I met Maria one very particular evening in Berkeley, when several people had gathered for a meeting at my home. I remember that the doorbell had rung, and that I had opened the door to find her standing there alone on my porch, smiling at me rather hesitatingly, like a stranger about to meet a stranger. I remember that I recognized her with an amazing certainty, immediately: this woman whoever she was was to become my wife, for the remainder of my life.
We didn’t speak much at that moment, outside of the formalities at the door as I relieved her of her coat and guided her ahead into the meeting that was already quickly getting underway. Throughout the evening my eyes would drift towards this stranger, astonished, wondering at my certainty of her whoever she was. I studied her, and myself: why this woman, and why now? I was happily single, busy with my practice and with raising a daughter, and with my rock opera now finally in production over in San Francisco. Why did she have to show up now?

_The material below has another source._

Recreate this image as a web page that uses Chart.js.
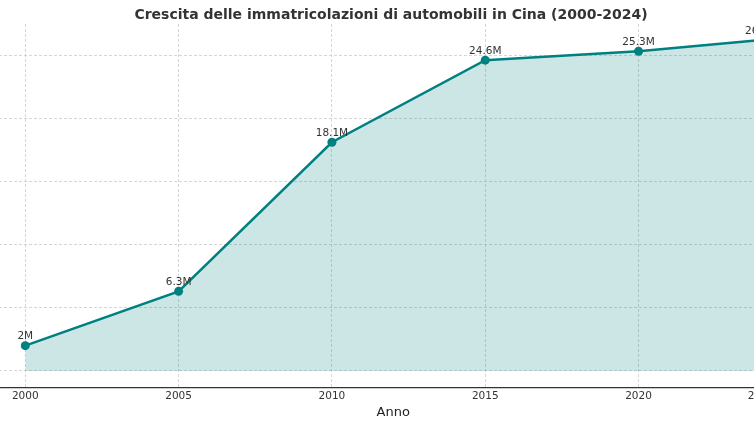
<!DOCTYPE html>
<html>
<head>
<meta charset="utf-8">
<script src="https://cdn.jsdelivr.net/npm/chart.js@4"></script>
<style>
  html, body { margin: 0; padding: 0; background: #fff; overflow: hidden; }
  body { width: 754px; height: 424px; position: relative; }
  #contenitore { position: absolute; left: -16.5px; top: 0; width: 830px; height: 424px; }
</style>
</head>
<body>
<div id="contenitore"><canvas id="grafico"></canvas></div>
<script>
const anni = [2000, 2005, 2010, 2015, 2020, 2024];
const immatricolazioni = [2.0, 6.3, 18.1, 24.6, 25.3, 26.2];
const etichette = ["2M", "6.3M", "18.1M", "24.6M", "25.3M", "26.2M"];
const tickAnni = [2000, 2005, 2010, 2015, 2020, 2024];
const tickValori = [0, 5, 10, 15, 20, 25];

const FONT = "'DejaVu Sans', sans-serif";

// scrive i valori sopra ogni punto
const etichettePunti = {
    id: "etichettePunti",
    afterDatasetsDraw(chart) {
        const ctx = chart.ctx;
        const meta = chart.getDatasetMeta(0);
        ctx.save();
        ctx.font = "10.5px " + FONT;
        ctx.fillStyle = "#333";
        ctx.textAlign = "center";
        ctx.textBaseline = "middle";
        meta.data.forEach((p, i) => {
            ctx.fillText(etichette[i], p.x, p.y - 9);
        });
        ctx.restore();
    }
};

const ctx = document.getElementById("grafico").getContext("2d");
new Chart(ctx, {
    type: "line",
    data: {
        datasets: [{
            data: anni.map((a, i) => ({ x: a, y: immatricolazioni[i] })),
            borderColor: "#008080",
            backgroundColor: "rgba(0,128,128,0.2)",
            borderWidth: 2.5,
            pointRadius: 4.5,
            pointBackgroundColor: "#008080",
            pointBorderColor: "#008080",
            pointBorderWidth: 0,
            tension: 0,
            fill: "origin"
        }]
    },
    options: {
        responsive: true,
        maintainAspectRatio: false,
        animation: false,
        layout: { padding: { left: 0, right: 16, top: 0, bottom: 3.8 } },
        plugins: {
            legend: { display: false },
            tooltip: { enabled: false },
            title: {
                display: true,
                text: "Crescita delle immatricolazioni di automobili in Cina (2000-2024)",
                color: "#333",
                font: { family: FONT, size: 14, weight: "bold" },
                padding: { top: 7, bottom: 0.2 }
            }
        },
        scales: {
            x: {
                type: "linear",
                min: 1998.8,
                max: 2025.2,
                afterBuildTicks: s => { s.ticks = tickAnni.map(v => ({ value: v })); },
                ticks: {
                    color: "#333",
                    font: { family: FONT, size: 10.5 },
                    padding: 2,
                    maxRotation: 0,
                    callback: v => String(v)
                },
                grid: { color: "#cccccc", lineWidth: 0.8, drawTicks: false },
                border: { color: "#333", width: 1.2, dash: [3, 2] },
                title: {
                    display: true,
                    text: "Anno",
                    color: "#222",
                    font: { family: FONT, size: 13 },
                    padding: { top: 0, bottom: 0 }
                }
            },
            y: {
                min: -1.35,
                max: 27.46,
                afterBuildTicks: s => { s.ticks = tickValori.map(v => ({ value: v })); },
                ticks: { display: false },
                grid: { color: "#cccccc", lineWidth: 0.8, drawTicks: false },
                border: { display: false, dash: [3, 2] }
            }
        }
    },
    plugins: [etichettePunti]
});
</script>
</body>
</html>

But my questions could not ignore the fact that she was indeed finally here, in my life whoever she was. During a break she introduced herself to someone else within earshot, and I listened closely to learn as much as I could about her, circling her but too timid to interrupt the conversation I was eavesdropping upon.
She was telling the story of a hike she had taken the day before, out near the coast, following the dry bed of a stream to where a waterfall had once emptied into a now vacant pool. When I heard how she had positioned herself, crossing her legs where the water would have fallen and had closed her eyes to meditate upon and within the memory of the waterfall experiencing its flow about her I understood why I would marry her.

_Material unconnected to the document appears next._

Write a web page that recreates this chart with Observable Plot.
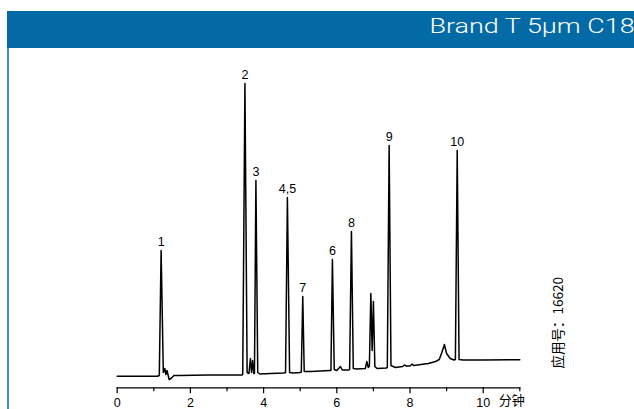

And then I heard the impossible: already she had sold and given almost everything she owned away, because she had been accepted at a school in San Diego, at the other end of California, and was leaving very soon, in a matter of days. That could not be true, I thought at least, I could not let that be true.

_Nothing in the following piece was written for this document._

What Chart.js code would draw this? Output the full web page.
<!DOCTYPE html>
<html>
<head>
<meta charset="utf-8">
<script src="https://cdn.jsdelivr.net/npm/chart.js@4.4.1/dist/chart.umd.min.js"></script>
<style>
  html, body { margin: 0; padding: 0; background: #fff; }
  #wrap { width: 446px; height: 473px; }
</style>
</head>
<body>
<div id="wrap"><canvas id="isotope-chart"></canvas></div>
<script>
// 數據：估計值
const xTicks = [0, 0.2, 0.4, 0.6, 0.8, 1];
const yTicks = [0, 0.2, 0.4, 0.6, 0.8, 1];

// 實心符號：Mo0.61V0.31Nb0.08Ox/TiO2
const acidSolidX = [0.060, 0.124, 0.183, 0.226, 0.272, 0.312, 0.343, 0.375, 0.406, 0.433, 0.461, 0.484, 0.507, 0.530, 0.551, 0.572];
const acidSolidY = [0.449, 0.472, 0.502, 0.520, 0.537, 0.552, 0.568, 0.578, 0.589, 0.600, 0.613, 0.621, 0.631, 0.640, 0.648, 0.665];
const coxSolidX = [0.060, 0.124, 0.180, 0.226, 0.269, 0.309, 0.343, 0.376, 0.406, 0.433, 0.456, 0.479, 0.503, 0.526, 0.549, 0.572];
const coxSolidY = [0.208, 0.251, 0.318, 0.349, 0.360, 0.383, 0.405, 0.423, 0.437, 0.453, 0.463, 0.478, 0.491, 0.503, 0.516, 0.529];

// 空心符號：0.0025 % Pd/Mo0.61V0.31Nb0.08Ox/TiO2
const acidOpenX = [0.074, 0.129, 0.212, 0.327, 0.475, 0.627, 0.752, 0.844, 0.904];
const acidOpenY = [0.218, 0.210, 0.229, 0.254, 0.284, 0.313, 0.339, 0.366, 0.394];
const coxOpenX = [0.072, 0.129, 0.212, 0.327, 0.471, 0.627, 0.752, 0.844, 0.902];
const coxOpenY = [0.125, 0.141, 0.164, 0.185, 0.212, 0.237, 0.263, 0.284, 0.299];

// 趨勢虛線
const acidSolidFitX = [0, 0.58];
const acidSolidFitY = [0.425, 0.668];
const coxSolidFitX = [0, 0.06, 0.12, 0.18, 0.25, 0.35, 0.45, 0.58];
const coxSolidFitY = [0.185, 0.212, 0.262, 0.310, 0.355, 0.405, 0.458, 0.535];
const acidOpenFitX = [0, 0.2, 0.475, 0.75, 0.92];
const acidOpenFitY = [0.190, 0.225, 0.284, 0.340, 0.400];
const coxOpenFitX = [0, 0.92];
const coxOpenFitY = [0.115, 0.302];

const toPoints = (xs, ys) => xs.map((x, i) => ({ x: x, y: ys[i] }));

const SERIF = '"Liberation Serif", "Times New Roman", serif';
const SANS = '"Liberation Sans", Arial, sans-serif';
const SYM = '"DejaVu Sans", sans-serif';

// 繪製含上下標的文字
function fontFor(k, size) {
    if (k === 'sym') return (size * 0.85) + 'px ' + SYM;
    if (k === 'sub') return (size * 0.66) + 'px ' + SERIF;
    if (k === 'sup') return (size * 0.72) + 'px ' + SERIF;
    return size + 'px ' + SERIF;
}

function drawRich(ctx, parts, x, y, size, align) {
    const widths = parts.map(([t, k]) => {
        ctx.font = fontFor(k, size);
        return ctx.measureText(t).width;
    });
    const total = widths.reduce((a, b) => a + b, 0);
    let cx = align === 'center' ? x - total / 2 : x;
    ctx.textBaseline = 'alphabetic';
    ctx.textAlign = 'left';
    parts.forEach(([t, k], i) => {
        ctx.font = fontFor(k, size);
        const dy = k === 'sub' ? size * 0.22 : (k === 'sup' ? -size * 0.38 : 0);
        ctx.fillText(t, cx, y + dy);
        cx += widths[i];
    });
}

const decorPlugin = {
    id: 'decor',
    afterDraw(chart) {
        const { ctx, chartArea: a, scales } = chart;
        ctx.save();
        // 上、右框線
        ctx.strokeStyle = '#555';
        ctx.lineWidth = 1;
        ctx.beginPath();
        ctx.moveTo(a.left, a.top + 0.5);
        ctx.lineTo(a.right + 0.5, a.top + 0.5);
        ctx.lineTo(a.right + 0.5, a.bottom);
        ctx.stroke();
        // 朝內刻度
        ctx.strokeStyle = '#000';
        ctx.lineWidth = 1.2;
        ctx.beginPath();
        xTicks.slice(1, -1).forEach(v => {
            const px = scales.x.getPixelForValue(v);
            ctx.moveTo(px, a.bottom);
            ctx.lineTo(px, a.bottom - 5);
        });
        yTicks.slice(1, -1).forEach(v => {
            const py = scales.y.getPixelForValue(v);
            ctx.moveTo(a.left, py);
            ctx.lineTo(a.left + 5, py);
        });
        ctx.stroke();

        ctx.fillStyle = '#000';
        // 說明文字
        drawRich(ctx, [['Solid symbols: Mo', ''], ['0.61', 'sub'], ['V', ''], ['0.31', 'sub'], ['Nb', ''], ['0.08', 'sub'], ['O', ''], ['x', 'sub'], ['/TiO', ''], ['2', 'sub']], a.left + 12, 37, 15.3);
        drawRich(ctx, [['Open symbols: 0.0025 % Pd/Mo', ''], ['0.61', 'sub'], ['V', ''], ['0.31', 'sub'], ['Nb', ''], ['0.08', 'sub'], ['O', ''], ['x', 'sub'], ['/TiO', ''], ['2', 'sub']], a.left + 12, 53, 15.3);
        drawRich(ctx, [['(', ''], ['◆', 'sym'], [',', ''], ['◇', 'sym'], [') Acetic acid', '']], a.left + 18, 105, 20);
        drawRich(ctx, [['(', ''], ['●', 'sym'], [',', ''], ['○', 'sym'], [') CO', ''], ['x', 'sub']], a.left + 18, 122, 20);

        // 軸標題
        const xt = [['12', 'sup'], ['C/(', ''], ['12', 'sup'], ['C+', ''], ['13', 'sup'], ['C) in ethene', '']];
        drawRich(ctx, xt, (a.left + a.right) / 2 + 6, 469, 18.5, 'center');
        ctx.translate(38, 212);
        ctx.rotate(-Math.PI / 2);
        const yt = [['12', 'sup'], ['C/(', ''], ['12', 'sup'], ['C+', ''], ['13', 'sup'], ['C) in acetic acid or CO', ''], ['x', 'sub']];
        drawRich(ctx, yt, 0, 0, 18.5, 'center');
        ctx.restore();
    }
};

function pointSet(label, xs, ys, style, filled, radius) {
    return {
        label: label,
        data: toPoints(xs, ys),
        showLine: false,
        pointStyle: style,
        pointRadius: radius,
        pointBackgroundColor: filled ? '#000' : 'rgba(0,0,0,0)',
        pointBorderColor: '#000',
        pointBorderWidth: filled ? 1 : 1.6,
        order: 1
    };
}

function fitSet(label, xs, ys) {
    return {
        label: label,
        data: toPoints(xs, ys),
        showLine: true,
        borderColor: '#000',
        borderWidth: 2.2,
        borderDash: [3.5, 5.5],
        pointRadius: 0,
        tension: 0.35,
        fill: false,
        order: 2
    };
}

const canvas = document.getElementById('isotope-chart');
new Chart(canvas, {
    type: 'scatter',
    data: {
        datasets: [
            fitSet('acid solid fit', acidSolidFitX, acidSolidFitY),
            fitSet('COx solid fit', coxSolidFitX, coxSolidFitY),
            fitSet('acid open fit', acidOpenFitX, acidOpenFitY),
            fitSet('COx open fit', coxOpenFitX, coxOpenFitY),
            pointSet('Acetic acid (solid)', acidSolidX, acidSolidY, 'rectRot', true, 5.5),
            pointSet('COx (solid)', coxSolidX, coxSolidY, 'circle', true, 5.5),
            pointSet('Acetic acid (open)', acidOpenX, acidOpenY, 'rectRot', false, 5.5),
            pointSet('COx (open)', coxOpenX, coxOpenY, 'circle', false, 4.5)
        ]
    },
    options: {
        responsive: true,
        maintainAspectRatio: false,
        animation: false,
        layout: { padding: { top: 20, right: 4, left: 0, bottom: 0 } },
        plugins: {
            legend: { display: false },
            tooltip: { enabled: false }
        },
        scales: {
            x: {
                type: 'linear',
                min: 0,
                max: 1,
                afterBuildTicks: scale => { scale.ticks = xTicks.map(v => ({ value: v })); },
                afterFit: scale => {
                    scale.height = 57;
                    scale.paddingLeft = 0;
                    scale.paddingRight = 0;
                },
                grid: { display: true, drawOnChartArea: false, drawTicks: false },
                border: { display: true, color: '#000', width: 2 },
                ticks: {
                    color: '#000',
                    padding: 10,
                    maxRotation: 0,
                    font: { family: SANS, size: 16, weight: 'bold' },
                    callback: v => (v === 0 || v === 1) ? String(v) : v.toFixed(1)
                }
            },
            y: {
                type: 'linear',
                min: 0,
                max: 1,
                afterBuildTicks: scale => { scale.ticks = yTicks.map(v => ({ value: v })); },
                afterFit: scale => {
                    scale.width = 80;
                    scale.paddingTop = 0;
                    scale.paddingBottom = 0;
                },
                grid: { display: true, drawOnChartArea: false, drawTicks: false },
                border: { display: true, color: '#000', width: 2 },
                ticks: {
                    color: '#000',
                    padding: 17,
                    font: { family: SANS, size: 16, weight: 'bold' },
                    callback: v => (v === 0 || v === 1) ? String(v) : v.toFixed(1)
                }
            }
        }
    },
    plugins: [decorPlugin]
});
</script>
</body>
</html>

The meeting was breaking up, however, and I realized I would have to think fast if what I knew must take place would take place. I asked if I could walk her to the car, it being late at night by now, and she agreed. As we walked up the block I kept thinking frantically: what do I do now? what do I say now? and as she unlocked her car and paused to say goodnight, goodby, I stammered out the only thing I could think: could we meet for coffee tomorrow? And then I quickly added, because I want to learn more about you because I love you.
There was a sharp intake of breath, a gasp, hers as well as my own, as we each stood there staring at one another, astonished at what I had just said. And then she slowly, very slowly, smiled again and said the wonderful thing: That would be nice.
Maria tells a different story about the following days but, as I remember, we did meet the following day for coffee although she drank tea and I asked her all kinds of questions, wanting to learn everything I could about her but also just wanting to hear her musical voice. As the afternoon stretched out towards the evening I asked if she would like to go to dinner at a French restaurant nearby, and to a performance of my rock opera afterwards.
That wonderful night lasted well into the next morning, when I told her about the promise I had made my daughter: that I would not ask a woman to live with us unless we married and would she come live with us, and marry me? A heartbeat later she said she would. Twenty-five years have passed since that encounter, rich, hard and wonderful years in which we raised our family up here in the country where I was raised a half century before; and I am grateful, so very grateful, for the time we have been together.